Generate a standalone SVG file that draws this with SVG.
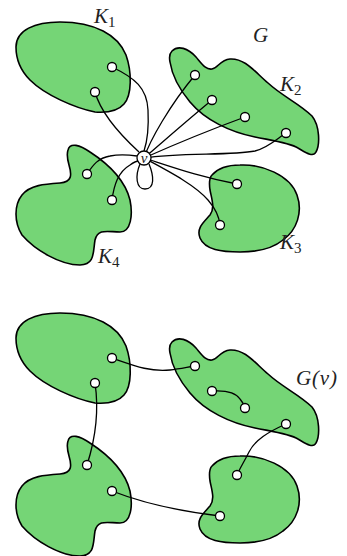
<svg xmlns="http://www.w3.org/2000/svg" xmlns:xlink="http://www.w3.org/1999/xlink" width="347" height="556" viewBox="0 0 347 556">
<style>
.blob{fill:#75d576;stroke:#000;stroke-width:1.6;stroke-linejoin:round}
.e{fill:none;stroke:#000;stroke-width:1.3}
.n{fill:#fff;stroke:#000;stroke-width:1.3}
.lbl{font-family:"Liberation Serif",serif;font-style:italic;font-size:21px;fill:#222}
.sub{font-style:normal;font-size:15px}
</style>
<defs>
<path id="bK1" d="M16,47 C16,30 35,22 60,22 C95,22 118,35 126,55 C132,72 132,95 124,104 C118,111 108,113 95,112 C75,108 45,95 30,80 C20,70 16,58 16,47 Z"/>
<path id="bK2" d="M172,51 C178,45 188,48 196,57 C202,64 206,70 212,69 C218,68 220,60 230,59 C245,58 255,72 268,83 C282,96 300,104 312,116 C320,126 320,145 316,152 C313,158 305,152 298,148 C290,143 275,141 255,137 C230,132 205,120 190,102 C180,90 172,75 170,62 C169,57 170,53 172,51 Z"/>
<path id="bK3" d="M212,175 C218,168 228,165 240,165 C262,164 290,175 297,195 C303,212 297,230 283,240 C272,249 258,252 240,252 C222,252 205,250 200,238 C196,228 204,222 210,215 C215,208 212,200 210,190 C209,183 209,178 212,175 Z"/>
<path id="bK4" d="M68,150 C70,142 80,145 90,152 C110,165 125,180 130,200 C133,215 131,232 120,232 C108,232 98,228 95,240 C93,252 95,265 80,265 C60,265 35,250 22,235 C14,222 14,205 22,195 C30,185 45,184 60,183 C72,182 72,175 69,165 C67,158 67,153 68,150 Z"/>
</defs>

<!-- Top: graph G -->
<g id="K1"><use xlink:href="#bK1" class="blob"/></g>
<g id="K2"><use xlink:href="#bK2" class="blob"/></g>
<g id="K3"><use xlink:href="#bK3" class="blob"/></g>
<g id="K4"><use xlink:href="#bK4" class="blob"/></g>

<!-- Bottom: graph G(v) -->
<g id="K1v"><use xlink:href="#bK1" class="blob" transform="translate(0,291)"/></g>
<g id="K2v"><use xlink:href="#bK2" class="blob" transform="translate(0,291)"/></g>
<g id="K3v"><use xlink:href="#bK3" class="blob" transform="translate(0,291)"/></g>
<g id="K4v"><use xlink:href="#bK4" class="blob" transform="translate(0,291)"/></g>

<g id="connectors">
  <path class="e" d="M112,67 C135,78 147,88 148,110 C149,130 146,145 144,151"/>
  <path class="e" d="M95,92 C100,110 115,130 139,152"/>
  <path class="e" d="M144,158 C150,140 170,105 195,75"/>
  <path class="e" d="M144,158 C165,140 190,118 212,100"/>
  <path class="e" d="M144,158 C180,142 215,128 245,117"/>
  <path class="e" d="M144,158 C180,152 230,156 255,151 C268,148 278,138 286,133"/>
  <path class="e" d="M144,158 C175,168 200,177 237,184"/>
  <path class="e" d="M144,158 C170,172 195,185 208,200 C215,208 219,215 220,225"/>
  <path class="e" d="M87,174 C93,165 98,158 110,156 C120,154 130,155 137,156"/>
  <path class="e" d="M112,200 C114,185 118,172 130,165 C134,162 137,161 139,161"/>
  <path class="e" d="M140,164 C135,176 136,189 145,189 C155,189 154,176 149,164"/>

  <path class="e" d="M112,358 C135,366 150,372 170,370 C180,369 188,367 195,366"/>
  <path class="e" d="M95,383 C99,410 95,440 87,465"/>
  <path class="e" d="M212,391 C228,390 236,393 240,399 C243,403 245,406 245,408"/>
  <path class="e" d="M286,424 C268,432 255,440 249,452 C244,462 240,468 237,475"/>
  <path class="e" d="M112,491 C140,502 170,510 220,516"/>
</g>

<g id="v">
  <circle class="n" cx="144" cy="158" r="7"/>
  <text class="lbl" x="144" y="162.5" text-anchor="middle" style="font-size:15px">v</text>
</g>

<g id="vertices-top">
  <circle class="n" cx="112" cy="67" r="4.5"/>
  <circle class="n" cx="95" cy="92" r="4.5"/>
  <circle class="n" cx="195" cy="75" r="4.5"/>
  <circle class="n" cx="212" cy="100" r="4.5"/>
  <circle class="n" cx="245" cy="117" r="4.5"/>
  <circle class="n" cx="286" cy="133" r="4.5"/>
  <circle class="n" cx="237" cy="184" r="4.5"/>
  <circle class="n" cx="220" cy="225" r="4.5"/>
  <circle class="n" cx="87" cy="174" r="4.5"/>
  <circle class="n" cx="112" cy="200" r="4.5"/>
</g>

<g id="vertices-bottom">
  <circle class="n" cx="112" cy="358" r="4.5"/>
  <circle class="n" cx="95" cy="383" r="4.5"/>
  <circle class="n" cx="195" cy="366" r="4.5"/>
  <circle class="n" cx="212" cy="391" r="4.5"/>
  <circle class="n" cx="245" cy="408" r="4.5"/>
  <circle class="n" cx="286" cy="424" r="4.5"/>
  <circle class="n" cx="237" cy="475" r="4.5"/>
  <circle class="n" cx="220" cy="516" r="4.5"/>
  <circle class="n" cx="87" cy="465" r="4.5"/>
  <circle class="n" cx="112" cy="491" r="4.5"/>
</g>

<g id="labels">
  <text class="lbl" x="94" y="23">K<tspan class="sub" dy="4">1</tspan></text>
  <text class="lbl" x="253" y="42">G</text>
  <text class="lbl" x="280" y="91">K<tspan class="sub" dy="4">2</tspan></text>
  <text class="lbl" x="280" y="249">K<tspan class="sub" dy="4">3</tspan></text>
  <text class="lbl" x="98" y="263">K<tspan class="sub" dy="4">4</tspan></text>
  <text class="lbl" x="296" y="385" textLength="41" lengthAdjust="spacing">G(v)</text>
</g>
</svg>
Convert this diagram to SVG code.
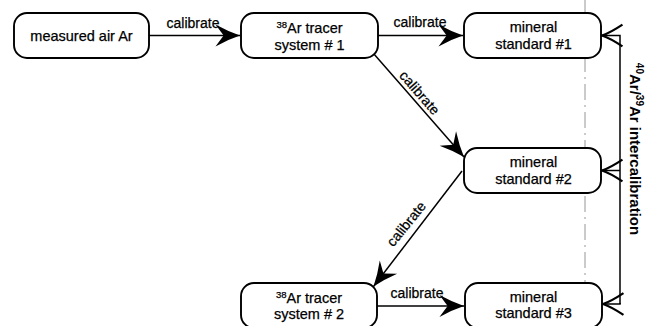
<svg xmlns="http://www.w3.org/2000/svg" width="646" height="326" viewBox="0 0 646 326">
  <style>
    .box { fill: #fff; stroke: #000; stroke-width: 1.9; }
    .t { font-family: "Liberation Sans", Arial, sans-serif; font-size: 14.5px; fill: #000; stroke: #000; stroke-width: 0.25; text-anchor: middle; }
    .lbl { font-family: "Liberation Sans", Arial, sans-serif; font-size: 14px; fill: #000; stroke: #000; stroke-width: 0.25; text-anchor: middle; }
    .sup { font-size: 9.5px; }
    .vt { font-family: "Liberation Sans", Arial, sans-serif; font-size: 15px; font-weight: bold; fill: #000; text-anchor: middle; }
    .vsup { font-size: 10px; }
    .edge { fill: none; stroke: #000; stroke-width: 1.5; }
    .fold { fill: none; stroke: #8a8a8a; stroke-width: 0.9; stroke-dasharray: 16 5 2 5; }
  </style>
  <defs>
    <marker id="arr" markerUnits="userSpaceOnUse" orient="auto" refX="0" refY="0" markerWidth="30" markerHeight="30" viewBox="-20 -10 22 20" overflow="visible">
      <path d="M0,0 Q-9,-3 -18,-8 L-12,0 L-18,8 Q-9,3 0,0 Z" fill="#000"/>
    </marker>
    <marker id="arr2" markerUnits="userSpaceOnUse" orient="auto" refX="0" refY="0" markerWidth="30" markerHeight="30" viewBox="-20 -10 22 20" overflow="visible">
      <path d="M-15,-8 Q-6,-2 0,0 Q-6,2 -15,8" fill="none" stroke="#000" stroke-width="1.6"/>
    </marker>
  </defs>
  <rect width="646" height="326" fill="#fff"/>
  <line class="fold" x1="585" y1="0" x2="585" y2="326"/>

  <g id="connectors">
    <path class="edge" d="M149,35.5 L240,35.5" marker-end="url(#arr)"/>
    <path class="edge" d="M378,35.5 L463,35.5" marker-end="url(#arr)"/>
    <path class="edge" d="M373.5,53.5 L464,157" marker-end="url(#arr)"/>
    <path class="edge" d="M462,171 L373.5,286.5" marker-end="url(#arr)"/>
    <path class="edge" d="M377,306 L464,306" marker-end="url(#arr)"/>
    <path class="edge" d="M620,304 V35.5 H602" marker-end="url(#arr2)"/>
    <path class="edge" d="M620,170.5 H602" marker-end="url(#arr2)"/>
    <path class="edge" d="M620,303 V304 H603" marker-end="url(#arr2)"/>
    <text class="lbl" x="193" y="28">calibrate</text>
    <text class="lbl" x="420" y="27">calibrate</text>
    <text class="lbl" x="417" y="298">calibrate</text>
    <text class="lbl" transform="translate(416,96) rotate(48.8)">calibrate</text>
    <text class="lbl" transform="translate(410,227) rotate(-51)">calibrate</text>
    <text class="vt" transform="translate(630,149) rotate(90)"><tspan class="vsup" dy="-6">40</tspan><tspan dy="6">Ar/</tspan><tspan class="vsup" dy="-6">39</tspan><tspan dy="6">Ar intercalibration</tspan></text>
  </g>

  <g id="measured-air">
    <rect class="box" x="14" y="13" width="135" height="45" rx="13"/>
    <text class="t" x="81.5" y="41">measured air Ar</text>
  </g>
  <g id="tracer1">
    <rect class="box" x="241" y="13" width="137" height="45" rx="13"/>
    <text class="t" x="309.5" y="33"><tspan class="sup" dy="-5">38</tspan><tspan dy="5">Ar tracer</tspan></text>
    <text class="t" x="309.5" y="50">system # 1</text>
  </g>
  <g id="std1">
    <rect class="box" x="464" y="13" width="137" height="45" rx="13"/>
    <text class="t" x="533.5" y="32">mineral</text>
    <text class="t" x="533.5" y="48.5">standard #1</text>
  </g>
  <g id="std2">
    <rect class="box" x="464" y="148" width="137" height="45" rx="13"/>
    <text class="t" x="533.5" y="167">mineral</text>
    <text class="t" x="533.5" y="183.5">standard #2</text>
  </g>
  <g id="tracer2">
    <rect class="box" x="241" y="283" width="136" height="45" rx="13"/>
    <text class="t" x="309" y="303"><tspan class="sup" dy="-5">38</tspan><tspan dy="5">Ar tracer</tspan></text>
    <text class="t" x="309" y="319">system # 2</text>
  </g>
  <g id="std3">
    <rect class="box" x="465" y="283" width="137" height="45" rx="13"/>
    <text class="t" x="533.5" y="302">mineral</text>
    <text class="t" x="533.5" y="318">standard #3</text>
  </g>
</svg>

========

Task to carry out
Write out every line of the listing that holds the word "this".

Result of the exercise
Generate a standalone SVG file that draws this with SVG.
Convert this diagram to SVG code.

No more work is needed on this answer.